- What is asked: All lines holding the string "with" are to be shown.

- Data entries:
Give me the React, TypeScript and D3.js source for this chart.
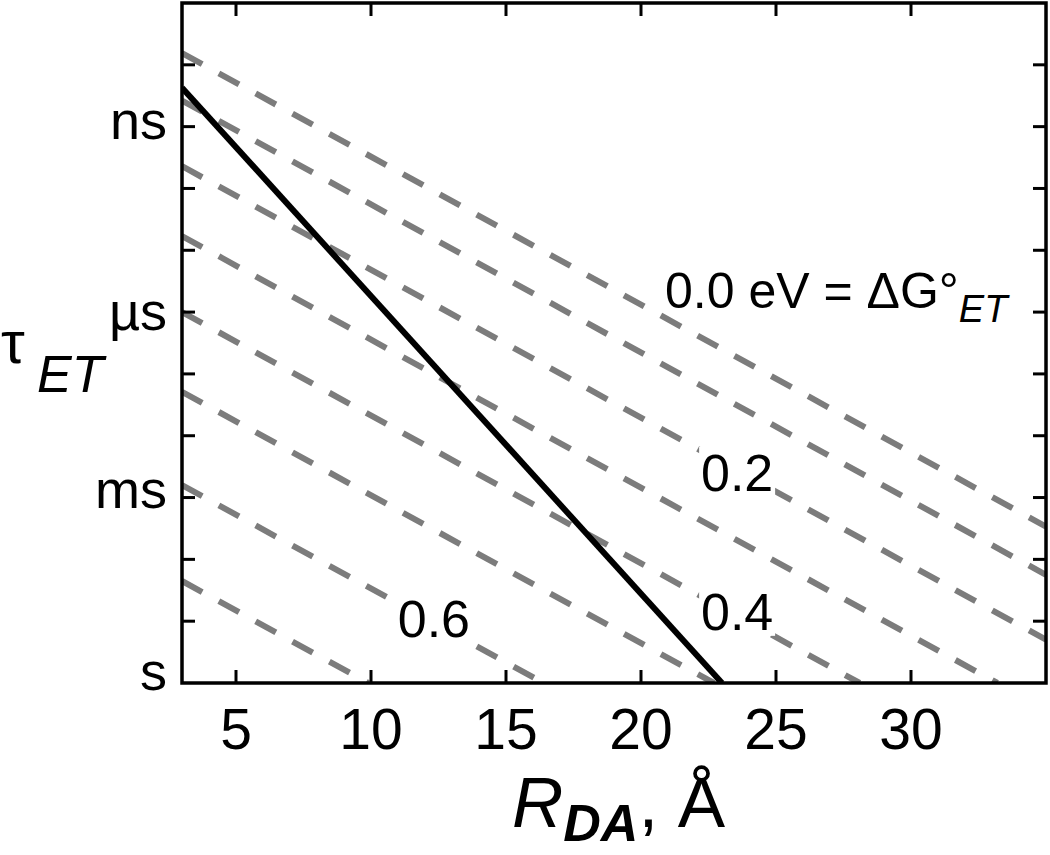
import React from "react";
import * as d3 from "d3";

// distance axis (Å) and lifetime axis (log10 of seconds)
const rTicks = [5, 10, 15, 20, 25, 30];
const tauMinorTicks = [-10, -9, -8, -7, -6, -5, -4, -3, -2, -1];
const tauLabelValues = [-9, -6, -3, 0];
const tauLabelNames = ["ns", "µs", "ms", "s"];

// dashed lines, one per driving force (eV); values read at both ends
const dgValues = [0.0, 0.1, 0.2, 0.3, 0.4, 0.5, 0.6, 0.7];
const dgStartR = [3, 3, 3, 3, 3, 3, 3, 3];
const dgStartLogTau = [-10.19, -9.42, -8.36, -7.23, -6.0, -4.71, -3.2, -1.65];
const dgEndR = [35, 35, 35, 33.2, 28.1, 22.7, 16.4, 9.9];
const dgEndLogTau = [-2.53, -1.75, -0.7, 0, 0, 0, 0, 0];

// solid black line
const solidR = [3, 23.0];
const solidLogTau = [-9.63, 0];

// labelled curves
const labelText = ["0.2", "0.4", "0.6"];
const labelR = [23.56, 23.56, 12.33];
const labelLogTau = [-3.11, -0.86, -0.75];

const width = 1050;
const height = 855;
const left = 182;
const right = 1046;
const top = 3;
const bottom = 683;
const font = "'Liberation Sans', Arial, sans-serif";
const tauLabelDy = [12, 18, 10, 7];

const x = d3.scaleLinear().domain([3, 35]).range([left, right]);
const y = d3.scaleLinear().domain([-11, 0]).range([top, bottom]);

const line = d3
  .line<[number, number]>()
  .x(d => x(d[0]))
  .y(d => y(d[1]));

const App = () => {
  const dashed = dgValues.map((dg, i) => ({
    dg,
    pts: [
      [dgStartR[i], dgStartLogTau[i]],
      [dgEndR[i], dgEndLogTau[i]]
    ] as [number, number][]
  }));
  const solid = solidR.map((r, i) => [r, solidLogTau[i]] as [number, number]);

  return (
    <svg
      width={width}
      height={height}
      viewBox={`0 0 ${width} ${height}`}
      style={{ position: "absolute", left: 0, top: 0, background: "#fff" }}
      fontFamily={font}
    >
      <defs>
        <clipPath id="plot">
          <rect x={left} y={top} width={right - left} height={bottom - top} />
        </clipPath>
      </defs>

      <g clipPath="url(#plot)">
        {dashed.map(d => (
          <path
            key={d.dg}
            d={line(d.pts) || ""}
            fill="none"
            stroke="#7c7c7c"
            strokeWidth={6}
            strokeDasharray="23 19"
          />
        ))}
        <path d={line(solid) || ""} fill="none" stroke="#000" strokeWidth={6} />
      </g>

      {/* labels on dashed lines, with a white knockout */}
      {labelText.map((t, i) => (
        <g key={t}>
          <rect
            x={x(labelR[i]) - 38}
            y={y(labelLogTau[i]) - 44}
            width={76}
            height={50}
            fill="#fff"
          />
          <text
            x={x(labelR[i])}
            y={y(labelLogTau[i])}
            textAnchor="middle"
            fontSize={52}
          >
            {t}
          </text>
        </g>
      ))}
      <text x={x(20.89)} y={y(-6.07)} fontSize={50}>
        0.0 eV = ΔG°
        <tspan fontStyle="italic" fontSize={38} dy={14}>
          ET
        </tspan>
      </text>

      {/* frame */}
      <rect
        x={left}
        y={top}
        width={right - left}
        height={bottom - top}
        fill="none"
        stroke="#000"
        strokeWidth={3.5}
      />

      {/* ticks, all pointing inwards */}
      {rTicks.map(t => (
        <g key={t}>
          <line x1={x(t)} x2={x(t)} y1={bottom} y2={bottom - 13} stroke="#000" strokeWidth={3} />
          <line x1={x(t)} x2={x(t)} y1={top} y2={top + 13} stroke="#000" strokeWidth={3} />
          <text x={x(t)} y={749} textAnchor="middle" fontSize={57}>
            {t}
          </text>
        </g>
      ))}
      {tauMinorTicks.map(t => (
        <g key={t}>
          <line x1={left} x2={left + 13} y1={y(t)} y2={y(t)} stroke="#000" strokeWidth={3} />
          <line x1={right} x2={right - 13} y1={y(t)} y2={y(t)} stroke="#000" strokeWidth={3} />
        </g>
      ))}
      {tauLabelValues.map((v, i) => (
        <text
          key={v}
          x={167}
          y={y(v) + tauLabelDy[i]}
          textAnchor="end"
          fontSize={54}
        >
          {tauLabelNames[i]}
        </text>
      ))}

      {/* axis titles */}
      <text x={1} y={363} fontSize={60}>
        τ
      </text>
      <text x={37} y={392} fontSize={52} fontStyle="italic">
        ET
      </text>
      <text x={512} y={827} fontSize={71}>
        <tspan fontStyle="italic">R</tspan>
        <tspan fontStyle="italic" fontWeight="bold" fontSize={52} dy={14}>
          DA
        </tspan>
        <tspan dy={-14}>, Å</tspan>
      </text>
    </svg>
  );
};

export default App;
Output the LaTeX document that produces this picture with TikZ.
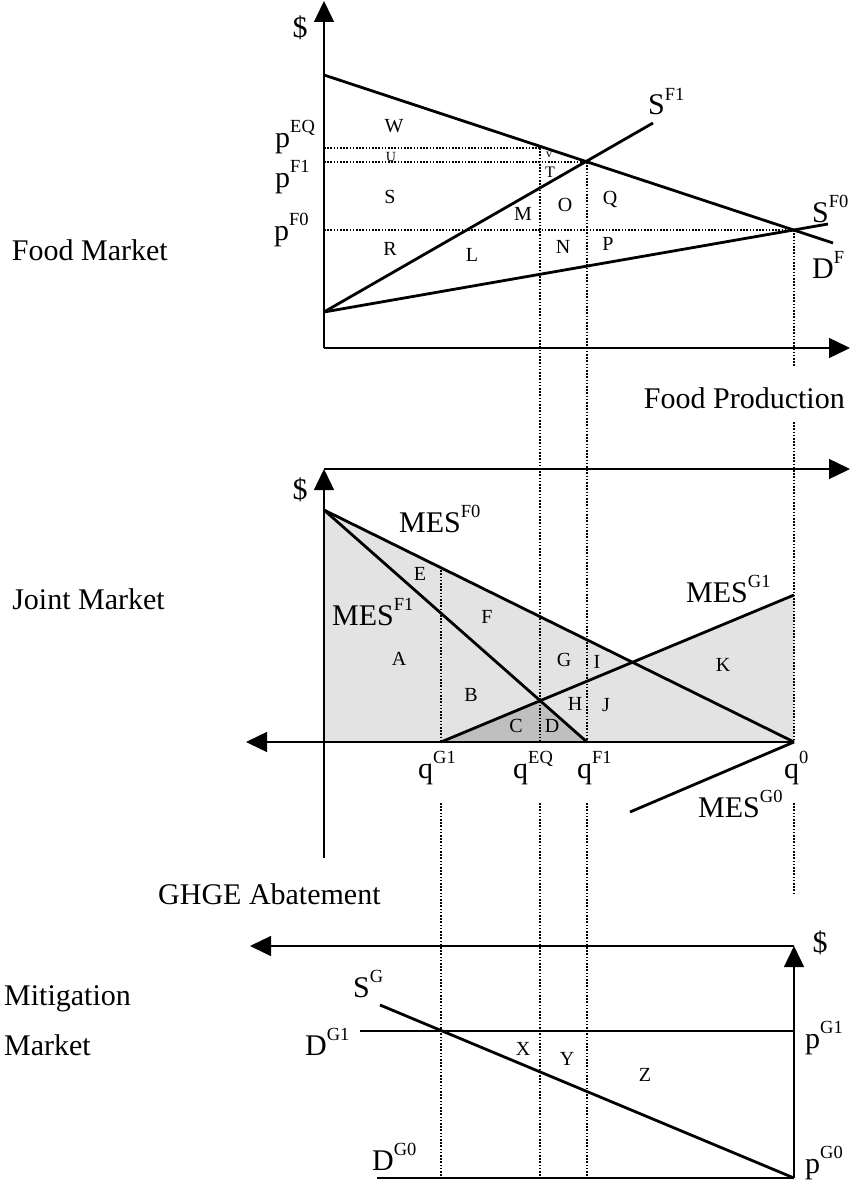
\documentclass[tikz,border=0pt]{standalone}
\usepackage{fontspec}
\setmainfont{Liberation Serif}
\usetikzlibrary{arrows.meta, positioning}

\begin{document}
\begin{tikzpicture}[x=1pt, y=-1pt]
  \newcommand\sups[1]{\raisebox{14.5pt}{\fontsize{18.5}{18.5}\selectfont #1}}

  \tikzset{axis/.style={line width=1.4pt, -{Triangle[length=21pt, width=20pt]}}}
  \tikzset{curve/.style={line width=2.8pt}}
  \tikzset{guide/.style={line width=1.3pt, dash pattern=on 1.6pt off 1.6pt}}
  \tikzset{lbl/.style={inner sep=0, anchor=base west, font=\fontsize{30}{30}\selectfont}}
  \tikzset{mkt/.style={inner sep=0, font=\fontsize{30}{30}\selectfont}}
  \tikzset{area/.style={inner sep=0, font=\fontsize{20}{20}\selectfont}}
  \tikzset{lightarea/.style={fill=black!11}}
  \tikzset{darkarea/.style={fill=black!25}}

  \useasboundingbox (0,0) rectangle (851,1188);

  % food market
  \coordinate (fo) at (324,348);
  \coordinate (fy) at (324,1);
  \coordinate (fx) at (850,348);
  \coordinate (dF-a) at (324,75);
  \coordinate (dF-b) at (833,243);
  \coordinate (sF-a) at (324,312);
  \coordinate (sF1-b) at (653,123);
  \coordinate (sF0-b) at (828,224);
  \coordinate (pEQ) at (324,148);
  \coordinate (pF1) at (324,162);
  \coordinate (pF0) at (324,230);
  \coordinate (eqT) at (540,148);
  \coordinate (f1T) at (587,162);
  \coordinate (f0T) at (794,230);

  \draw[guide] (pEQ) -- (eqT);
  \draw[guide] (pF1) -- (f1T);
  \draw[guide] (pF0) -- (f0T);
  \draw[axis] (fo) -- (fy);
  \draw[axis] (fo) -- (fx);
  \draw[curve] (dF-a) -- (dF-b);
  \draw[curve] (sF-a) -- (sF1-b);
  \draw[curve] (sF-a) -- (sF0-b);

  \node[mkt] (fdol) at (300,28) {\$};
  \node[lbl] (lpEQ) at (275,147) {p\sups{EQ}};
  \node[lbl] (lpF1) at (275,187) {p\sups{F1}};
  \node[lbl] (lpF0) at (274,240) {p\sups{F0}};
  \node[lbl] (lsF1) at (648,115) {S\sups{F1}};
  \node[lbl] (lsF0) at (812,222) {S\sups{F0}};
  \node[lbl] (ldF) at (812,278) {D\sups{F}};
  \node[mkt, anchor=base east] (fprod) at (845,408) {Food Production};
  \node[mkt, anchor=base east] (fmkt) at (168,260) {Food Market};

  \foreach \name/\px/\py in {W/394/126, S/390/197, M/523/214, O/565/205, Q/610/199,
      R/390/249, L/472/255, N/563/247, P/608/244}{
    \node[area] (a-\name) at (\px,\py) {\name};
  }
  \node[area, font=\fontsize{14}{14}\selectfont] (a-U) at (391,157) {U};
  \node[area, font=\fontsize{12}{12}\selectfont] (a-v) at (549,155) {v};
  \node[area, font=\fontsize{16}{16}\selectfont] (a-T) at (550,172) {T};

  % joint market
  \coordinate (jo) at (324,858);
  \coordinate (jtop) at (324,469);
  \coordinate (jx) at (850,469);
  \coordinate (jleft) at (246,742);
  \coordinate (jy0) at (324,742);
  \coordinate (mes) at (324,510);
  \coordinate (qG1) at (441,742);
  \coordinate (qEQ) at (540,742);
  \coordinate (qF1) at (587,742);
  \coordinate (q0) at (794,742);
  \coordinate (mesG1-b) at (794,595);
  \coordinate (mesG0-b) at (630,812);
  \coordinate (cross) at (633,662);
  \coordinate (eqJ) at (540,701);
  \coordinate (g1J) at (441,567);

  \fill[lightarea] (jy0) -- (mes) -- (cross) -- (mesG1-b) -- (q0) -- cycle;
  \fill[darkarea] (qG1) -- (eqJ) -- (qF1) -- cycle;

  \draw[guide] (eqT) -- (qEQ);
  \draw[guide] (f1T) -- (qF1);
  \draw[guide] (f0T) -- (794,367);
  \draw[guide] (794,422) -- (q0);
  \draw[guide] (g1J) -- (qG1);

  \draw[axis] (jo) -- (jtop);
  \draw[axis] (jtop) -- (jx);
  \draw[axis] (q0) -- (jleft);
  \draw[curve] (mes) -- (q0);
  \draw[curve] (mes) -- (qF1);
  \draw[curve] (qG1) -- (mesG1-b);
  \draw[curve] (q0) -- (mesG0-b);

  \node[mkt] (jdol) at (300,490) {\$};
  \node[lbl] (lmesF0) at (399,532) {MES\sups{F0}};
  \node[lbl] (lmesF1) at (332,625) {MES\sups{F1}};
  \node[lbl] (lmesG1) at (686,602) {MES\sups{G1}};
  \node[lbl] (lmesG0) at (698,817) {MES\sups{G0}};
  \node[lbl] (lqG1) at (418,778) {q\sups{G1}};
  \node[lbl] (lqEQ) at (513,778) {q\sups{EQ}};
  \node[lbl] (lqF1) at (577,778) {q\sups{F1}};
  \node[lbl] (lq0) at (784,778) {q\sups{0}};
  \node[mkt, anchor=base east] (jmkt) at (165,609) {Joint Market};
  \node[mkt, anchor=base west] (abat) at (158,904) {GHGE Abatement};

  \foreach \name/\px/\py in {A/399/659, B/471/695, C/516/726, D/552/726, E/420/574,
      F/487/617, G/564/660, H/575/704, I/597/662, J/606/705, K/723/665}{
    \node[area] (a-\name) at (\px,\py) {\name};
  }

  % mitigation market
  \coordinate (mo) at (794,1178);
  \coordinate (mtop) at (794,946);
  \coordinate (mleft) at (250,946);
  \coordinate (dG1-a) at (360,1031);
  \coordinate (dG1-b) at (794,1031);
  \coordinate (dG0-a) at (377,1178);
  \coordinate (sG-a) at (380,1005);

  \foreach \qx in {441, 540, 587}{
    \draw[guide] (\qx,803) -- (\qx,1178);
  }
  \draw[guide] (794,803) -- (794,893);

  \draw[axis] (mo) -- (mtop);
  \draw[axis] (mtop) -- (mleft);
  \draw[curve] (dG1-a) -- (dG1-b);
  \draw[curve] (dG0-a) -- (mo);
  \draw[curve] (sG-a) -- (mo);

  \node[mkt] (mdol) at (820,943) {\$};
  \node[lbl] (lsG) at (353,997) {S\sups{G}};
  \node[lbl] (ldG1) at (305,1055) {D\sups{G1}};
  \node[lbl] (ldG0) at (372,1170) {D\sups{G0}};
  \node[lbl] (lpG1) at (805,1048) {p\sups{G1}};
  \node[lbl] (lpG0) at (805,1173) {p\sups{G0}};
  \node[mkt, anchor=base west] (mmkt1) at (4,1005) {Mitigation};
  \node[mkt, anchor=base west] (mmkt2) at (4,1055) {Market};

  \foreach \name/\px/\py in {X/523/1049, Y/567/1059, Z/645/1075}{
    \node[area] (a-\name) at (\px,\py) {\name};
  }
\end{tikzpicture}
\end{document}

- Complete answer:
      {/* labels on dashed lines, with a white knockout */}
Output the LaTeX document that produces this picture with TikZ.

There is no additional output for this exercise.